**Short exercise:** Nothing in the data should change when you return it, but leave the pictures out.
▶
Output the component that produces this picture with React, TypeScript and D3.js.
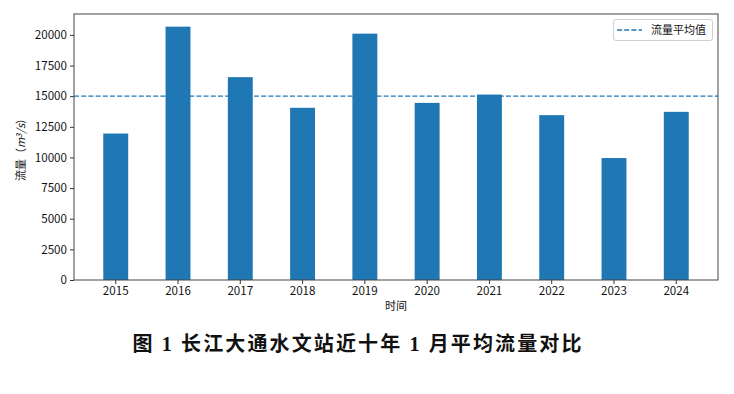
import * as d3 from "d3";
import { useEffect, useRef } from "react";

// 长江大通水文站 1 月平均流量 (m³/s)
const years = ["2015", "2016", "2017", "2018", "2019", "2020", "2021", "2022", "2023", "2024"];
const flows = [11950, 20670, 16550, 14050, 20100, 14450, 15130, 13450, 9950, 13720];
const yTicks = [0, 2500, 5000, 7500, 10000, 12500, 15000, 17500, 20000];

const W = 734;
const H = 394;
const FONT = "'Noto Sans CJK SC', 'Liberation Sans', sans-serif";

function App() {
    const ref = useRef<SVGSVGElement>(null);

    useEffect(() => {
        const margin = { top: 14, right: 16, bottom: 114, left: 74 };
        const x0 = margin.left, x1 = W - margin.right;
        const y0 = H - margin.bottom, y1 = margin.top;

        const svg = d3.select(ref.current);
        svg.selectAll("*").remove();

        const x = d3.scaleBand<string>()
            .domain(years)
            .range([x0, x1])
            .paddingInner(0.6)
            .paddingOuter(0.47);

        const y = d3.scaleLinear()
            .domain([0, d3.max(flows)! * 1.05])
            .range([y0, y1]);

        const mean = d3.mean(flows)!;

        // bars
        svg.append("g")
            .selectAll("rect")
            .data(flows)
            .enter()
            .append("rect")
            .attr("x", (_, i) => x(years[i])!)
            .attr("y", d => y(d))
            .attr("width", x.bandwidth())
            .attr("height", d => y0 - y(d))
            .attr("fill", "#1f77b4");

        // mean line
        svg.append("line")
            .attr("x1", x0).attr("x2", x1)
            .attr("y1", y(mean)).attr("y2", y(mean))
            .attr("stroke", "#1f77b4")
            .attr("stroke-width", 1.4)
            .attr("stroke-dasharray", "5,2.2");

        // axes
        const xAxis = svg.append("g")
            .attr("transform", `translate(0,${y0})`)
            .call(d3.axisBottom(x).tickSizeInner(4).tickSizeOuter(0).tickPadding(3));
        const yAxis = svg.append("g")
            .attr("transform", `translate(${x0},0)`)
            .call(d3.axisLeft(y).tickValues(yTicks).tickFormat(d3.format("d")).tickSizeInner(4).tickSizeOuter(0).tickPadding(3));
        [xAxis, yAxis].forEach(g => {
            g.select(".domain").remove();
            g.selectAll("line").attr("stroke", "#333");
            g.selectAll("text").attr("font-family", FONT).attr("font-size", 11.6).attr("fill", "#111");
        });

        // frame
        svg.append("rect")
            .attr("x", x0).attr("y", y1)
            .attr("width", x1 - x0).attr("height", y0 - y1)
            .attr("fill", "none")
            .attr("stroke", "#444")
            .attr("stroke-width", 1);

        // x label
        svg.append("text")
            .attr("x", (x0 + x1) / 2).attr("y", 310)
            .attr("text-anchor", "middle")
            .attr("font-family", FONT).attr("font-size", 11).attr("fill", "#111")
            .text("时间");

        // y label
        const yl = svg.append("text")
            .attr("transform", `translate(25,${(y0 + y1) / 2}) rotate(-90)`)
            .attr("text-anchor", "middle")
            .attr("font-family", FONT).attr("font-size", 11).attr("fill", "#111");
        yl.append("tspan").text("流量（");
        yl.append("tspan").attr("font-style", "italic").text("m");
        yl.append("tspan").attr("font-style", "italic").attr("font-size", 8).attr("baseline-shift", "40%").text("3");
        yl.append("tspan").attr("font-style", "italic").text("/s");
        yl.append("tspan").text("）");

        // legend
        const lg = svg.append("g");
        lg.append("rect")
            .attr("x", 613.5).attr("y", 19.5)
            .attr("width", 99).attr("height", 21)
            .attr("rx", 2.5)
            .attr("fill", "white")
            .attr("stroke", "#d0d0d0");
        lg.append("line")
            .attr("x1", 617).attr("x2", 642)
            .attr("y1", 30).attr("y2", 30)
            .attr("stroke", "#1f77b4")
            .attr("stroke-width", 1.4)
            .attr("stroke-dasharray", "5,2.2");
        lg.append("text")
            .attr("x", 651).attr("y", 34)
            .attr("font-family", FONT).attr("font-size", 11).attr("fill", "#111")
            .text("流量平均值");

        // caption
        svg.append("text")
            .attr("x", 357).attr("y", 351)
            .attr("text-anchor", "middle")
            .attr("font-family", "'Liberation Serif', 'Noto Sans CJK SC', serif")
            .attr("font-weight", "bold")
            .attr("font-size", 20)
            .attr("textLength", 449)
            .attr("lengthAdjust", "spacing")
            .attr("fill", "#111")
            .text("图 1  长江大通水文站近十年 1 月平均流量对比");
    }, []);

    return (
        <svg
            ref={ref}
            width={W}
            height={H}
            style={{ position: "absolute", left: 0, top: 0, background: "white" }}
        />
    );
}

export default App;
◀
**Completed task:**
Output the component that produces this picture with React, TypeScript and D3.js.
import * as d3 from "d3";
import { useEffect, useRef } from "react";

// 长江大通水文站 1 月平均流量 (m³/s)
const years = ["2015", "2016", "2017", "2018", "2019", "2020", "2021", "2022", "2023", "2024"];
const flows = [11950, 20670, 16550, 14050, 20100, 14450, 15130, 13450, 9950, 13720];
const yTicks = [0, 2500, 5000, 7500, 10000, 12500, 15000, 17500, 20000];

const W = 734;
const H = 394;
const FONT = "'Noto Sans CJK SC', 'Liberation Sans', sans-serif";

function App() {
    const ref = useRef<SVGSVGElement>(null);

    useEffect(() => {
        const margin = { top: 14, right: 16, bottom: 114, left: 74 };
        const x0 = margin.left, x1 = W - margin.right;
        const y0 = H - margin.bottom, y1 = margin.top;

        const svg = d3.select(ref.current);
        svg.selectAll("*").remove();

        const x = d3.scaleBand<string>()
            .domain(years)
            .range([x0, x1])
            .paddingInner(0.6)
            .paddingOuter(0.47);

        const y = d3.scaleLinear()
            .domain([0, d3.max(flows)! * 1.05])
            .range([y0, y1]);

        const mean = d3.mean(flows)!;

        // bars
        svg.append("g")
            .selectAll("rect")
            .data(flows)
            .enter()
            .append("rect")
            .attr("x", (_, i) => x(years[i])!)
            .attr("y", d => y(d))
            .attr("width", x.bandwidth())
            .attr("height", d => y0 - y(d))
            .attr("fill", "#1f77b4");

        // mean line
        svg.append("line")
            .attr("x1", x0).attr("x2", x1)
            .attr("y1", y(mean)).attr("y2", y(mean))
            .attr("stroke", "#1f77b4")
            .attr("stroke-width", 1.4)
            .attr("stroke-dasharray", "5,2.2");

        // axes
        const xAxis = svg.append("g")
            .attr("transform", `translate(0,${y0})`)
            .call(d3.axisBottom(x).tickSizeInner(4).tickSizeOuter(0).tickPadding(3));
        const yAxis = svg.append("g")
            .attr("transform", `translate(${x0},0)`)
            .call(d3.axisLeft(y).tickValues(yTicks).tickFormat(d3.format("d")).tickSizeInner(4).tickSizeOuter(0).tickPadding(3));
        [xAxis, yAxis].forEach(g => {
            g.select(".domain").remove();
            g.selectAll("line").attr("stroke", "#333");
            g.selectAll("text").attr("font-family", FONT).attr("font-size", 11.6).attr("fill", "#111");
        });

        // frame
        svg.append("rect")
            .attr("x", x0).attr("y", y1)
            .attr("width", x1 - x0).attr("height", y0 - y1)
            .attr("fill", "none")
            .attr("stroke", "#444")
            .attr("stroke-width", 1);

        // x label
        svg.append("text")
            .attr("x", (x0 + x1) / 2).attr("y", 310)
            .attr("text-anchor", "middle")
            .attr("font-family", FONT).attr("font-size", 11).attr("fill", "#111")
            .text("时间");

        // y label
        const yl = svg.append("text")
            .attr("transform", `translate(25,${(y0 + y1) / 2}) rotate(-90)`)
            .attr("text-anchor", "middle")
            .attr("font-family", FONT).attr("font-size", 11).attr("fill", "#111");
        yl.append("tspan").text("流量（");
        yl.append("tspan").attr("font-style", "italic").text("m");
        yl.append("tspan").attr("font-style", "italic").attr("font-size", 8).attr("baseline-shift", "40%").text("3");
        yl.append("tspan").attr("font-style", "italic").text("/s");
        yl.append("tspan").text("）");

        // legend
        const lg = svg.append("g");
        lg.append("rect")
            .attr("x", 613.5).attr("y", 19.5)
            .attr("width", 99).attr("height", 21)
            .attr("rx", 2.5)
            .attr("fill", "white")
            .attr("stroke", "#d0d0d0");
        lg.append("line")
            .attr("x1", 617).attr("x2", 642)
            .attr("y1", 30).attr("y2", 30)
            .attr("stroke", "#1f77b4")
            .attr("stroke-width", 1.4)
            .attr("stroke-dasharray", "5,2.2");
        lg.append("text")
            .attr("x", 651).attr("y", 34)
            .attr("font-family", FONT).attr("font-size", 11).attr("fill", "#111")
            .text("流量平均值");

        // caption
        svg.append("text")
            .attr("x", 357).attr("y", 351)
            .attr("text-anchor", "middle")
            .attr("font-family", "'Liberation Serif', 'Noto Sans CJK SC', serif")
            .attr("font-weight", "bold")
            .attr("font-size", 20)
            .attr("textLength", 449)
            .attr("lengthAdjust", "spacing")
            .attr("fill", "#111")
            .text("图 1  长江大通水文站近十年 1 月平均流量对比");
    }, []);

    return (
        <svg
            ref={ref}
            width={W}
            height={H}
            style={{ position: "absolute", left: 0, top: 0, background: "white" }}
        />
    );
}

export default App;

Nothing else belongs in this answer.